SEAI will partner with the communities for five years, providing them with strategic guidance, as well as technical and project management support. As part of the programme, SEAI also set up an SEC Network to facilitate best practice and knowledge sharing among all local authorities that are progressing in sustainability.
The Society of Mills and Millers of Ireland was launched in 2001 to encourage and assist in the preservation and appreciation of mills as part of our industrial, architectural and landscape heritage. There are hundreds of mills and mill sites spread across the country and while many are beautifully refurbished or put to good use, there are also many others which could be restored or renovated while preserving their traditional context. The society aims to promote interest and awareness in this aspect of Ireland’s industrial heritage by building up knowledge and expertise in areas such as law, architecture, renewable energy and manufacturing and making information available through publications, lectures and events.

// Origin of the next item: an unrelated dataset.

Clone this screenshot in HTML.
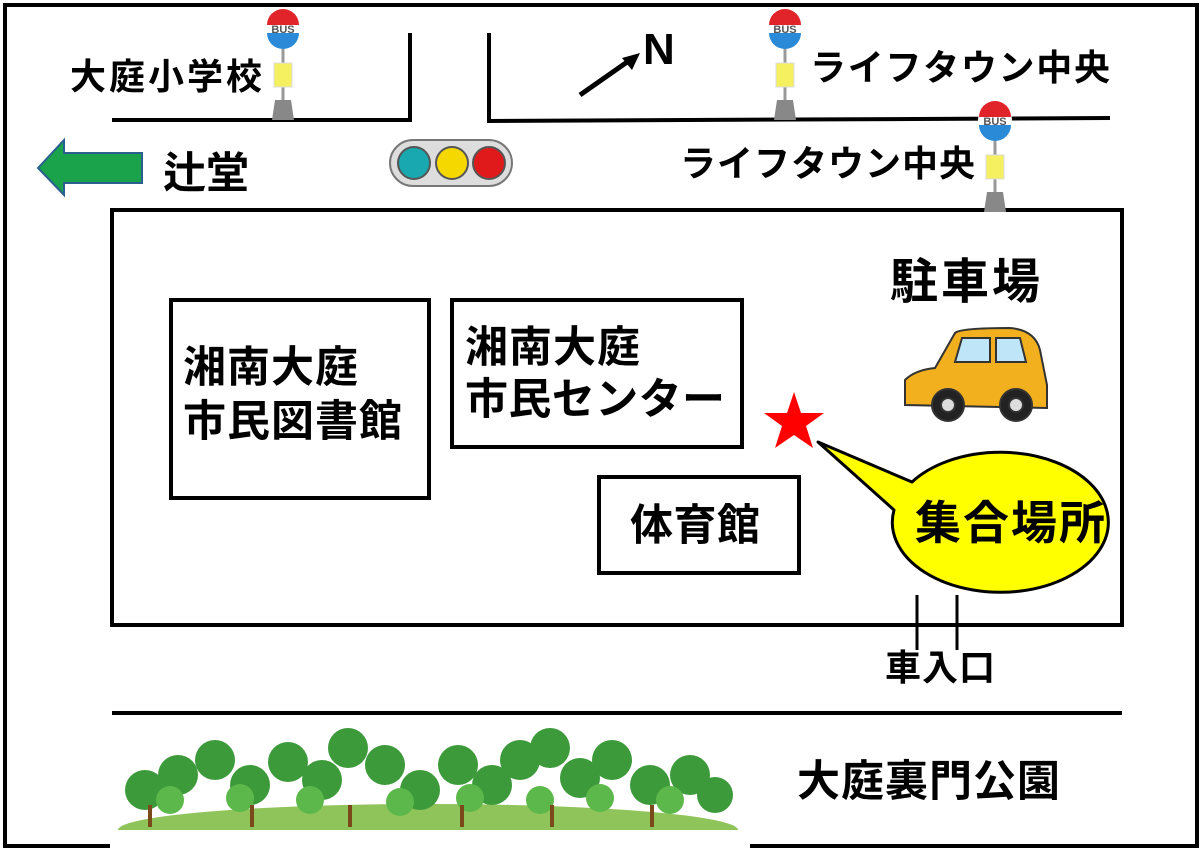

Mills & Millers of Ireland will hold their AGM on Saturday 8th October 2011 at 11.00am in the Glenavon House Hotel, Drum Road, Cookstown, Co Tyrone.
Tel: (048) or (028) 86764949. Registration tea, coffee from 10.30am.
At 12.00 noon following the AGM Mr Norman Kerr will give a presentation on linen processes. At 2.30pm following lunch in the hotel a guided tour of Wellbrook Beetling Mill, the last working water-powered linen beetling mill has been organised.
Following the tour a visit to the restored Gleshygolgan Flax Mill, Plumbridge incorporating a hydro electric scheme has also been organised.